*TO DO*. Below is a block of records; return all of them exactly, but without the images.

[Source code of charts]
◇ ◇ ◇ ◇ ◇

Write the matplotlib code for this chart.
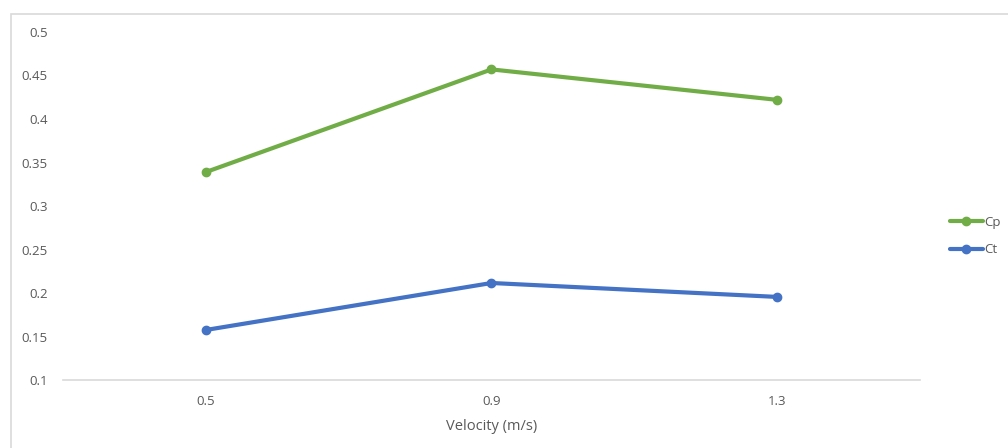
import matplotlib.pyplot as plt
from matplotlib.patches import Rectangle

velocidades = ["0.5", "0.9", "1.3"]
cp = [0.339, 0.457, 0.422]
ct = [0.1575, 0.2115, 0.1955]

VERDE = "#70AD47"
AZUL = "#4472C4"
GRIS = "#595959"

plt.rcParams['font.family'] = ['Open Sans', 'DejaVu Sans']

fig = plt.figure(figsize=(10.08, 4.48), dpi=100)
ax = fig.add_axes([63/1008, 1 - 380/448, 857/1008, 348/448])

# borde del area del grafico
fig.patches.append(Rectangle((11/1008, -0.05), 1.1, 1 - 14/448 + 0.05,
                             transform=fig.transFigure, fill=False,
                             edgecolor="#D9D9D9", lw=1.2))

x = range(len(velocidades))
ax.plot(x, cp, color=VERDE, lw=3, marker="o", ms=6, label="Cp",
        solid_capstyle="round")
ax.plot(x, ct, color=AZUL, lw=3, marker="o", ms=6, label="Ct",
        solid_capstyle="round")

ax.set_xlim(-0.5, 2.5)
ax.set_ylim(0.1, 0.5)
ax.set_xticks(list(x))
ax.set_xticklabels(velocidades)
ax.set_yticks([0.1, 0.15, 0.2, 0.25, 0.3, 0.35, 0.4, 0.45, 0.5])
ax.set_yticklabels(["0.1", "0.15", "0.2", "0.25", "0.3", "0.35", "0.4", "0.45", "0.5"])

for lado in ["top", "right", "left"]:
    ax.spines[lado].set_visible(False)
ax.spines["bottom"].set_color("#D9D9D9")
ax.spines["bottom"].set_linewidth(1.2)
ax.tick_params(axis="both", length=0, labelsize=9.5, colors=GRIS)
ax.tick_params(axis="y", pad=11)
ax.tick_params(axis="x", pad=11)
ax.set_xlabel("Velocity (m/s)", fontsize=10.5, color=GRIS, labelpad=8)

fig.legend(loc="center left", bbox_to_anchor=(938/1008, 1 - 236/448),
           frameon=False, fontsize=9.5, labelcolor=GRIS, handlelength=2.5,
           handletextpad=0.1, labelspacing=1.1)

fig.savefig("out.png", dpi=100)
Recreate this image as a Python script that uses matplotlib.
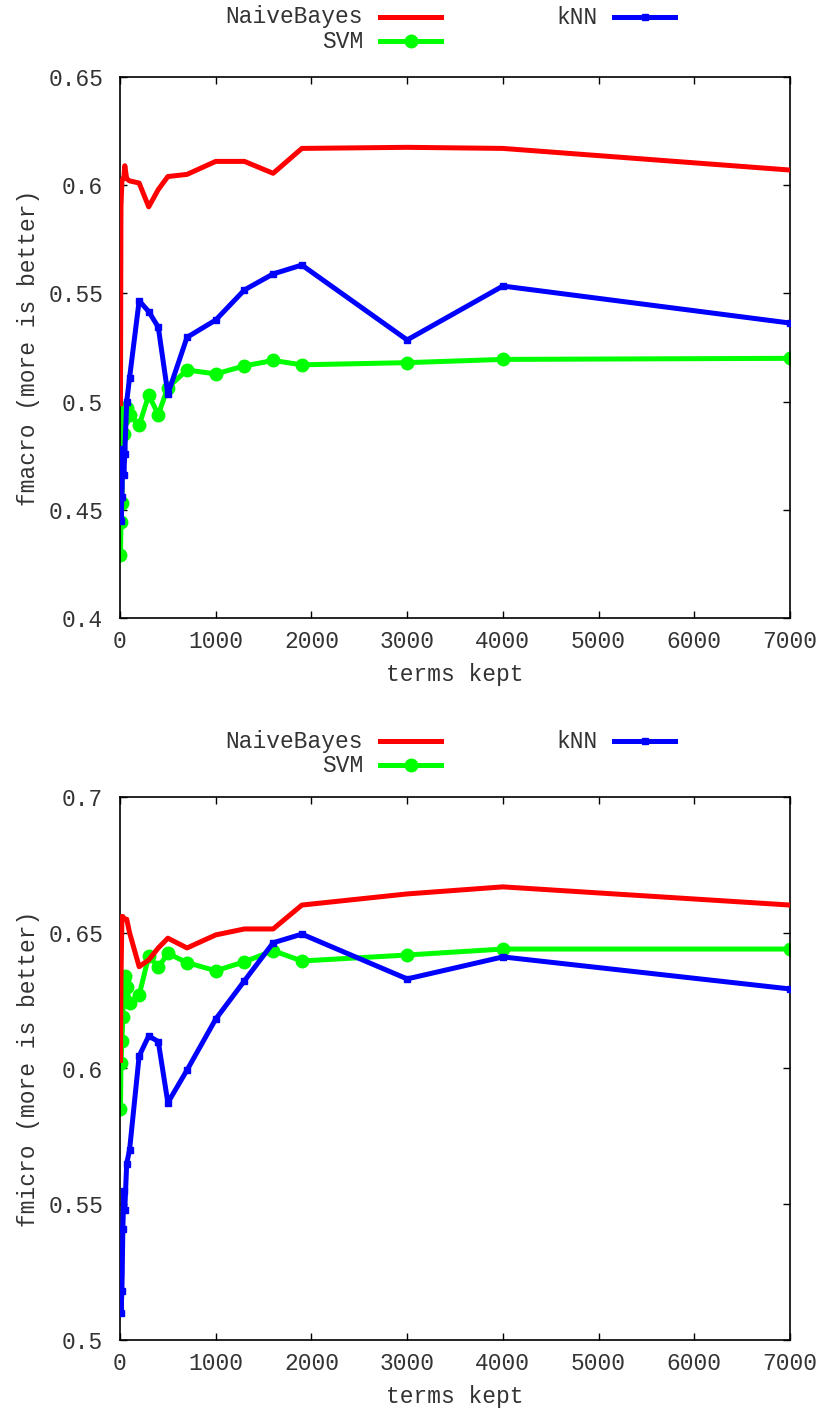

◇ ◇ ◇ ◇ ◇

*RESPONSE FOR THIS EXERCISE*.
Write the matplotlib code for this chart.
import matplotlib.pyplot as plt
from matplotlib.patches import Rectangle

velocidades = ["0.5", "0.9", "1.3"]
cp = [0.339, 0.457, 0.422]
ct = [0.1575, 0.2115, 0.1955]

VERDE = "#70AD47"
AZUL = "#4472C4"
GRIS = "#595959"

plt.rcParams['font.family'] = ['Open Sans', 'DejaVu Sans']

fig = plt.figure(figsize=(10.08, 4.48), dpi=100)
ax = fig.add_axes([63/1008, 1 - 380/448, 857/1008, 348/448])

# borde del area del grafico
fig.patches.append(Rectangle((11/1008, -0.05), 1.1, 1 - 14/448 + 0.05,
                             transform=fig.transFigure, fill=False,
                             edgecolor="#D9D9D9", lw=1.2))

x = range(len(velocidades))
ax.plot(x, cp, color=VERDE, lw=3, marker="o", ms=6, label="Cp",
        solid_capstyle="round")
ax.plot(x, ct, color=AZUL, lw=3, marker="o", ms=6, label="Ct",
        solid_capstyle="round")

ax.set_xlim(-0.5, 2.5)
ax.set_ylim(0.1, 0.5)
ax.set_xticks(list(x))
ax.set_xticklabels(velocidades)
ax.set_yticks([0.1, 0.15, 0.2, 0.25, 0.3, 0.35, 0.4, 0.45, 0.5])
ax.set_yticklabels(["0.1", "0.15", "0.2", "0.25", "0.3", "0.35", "0.4", "0.45", "0.5"])

for lado in ["top", "right", "left"]:
    ax.spines[lado].set_visible(False)
ax.spines["bottom"].set_color("#D9D9D9")
ax.spines["bottom"].set_linewidth(1.2)
ax.tick_params(axis="both", length=0, labelsize=9.5, colors=GRIS)
ax.tick_params(axis="y", pad=11)
ax.tick_params(axis="x", pad=11)
ax.set_xlabel("Velocity (m/s)", fontsize=10.5, color=GRIS, labelpad=8)

fig.legend(loc="center left", bbox_to_anchor=(938/1008, 1 - 236/448),
           frameon=False, fontsize=9.5, labelcolor=GRIS, handlelength=2.5,
           handletextpad=0.1, labelspacing=1.1)

fig.savefig("out.png", dpi=100)
Recreate this image as a Python script that uses matplotlib.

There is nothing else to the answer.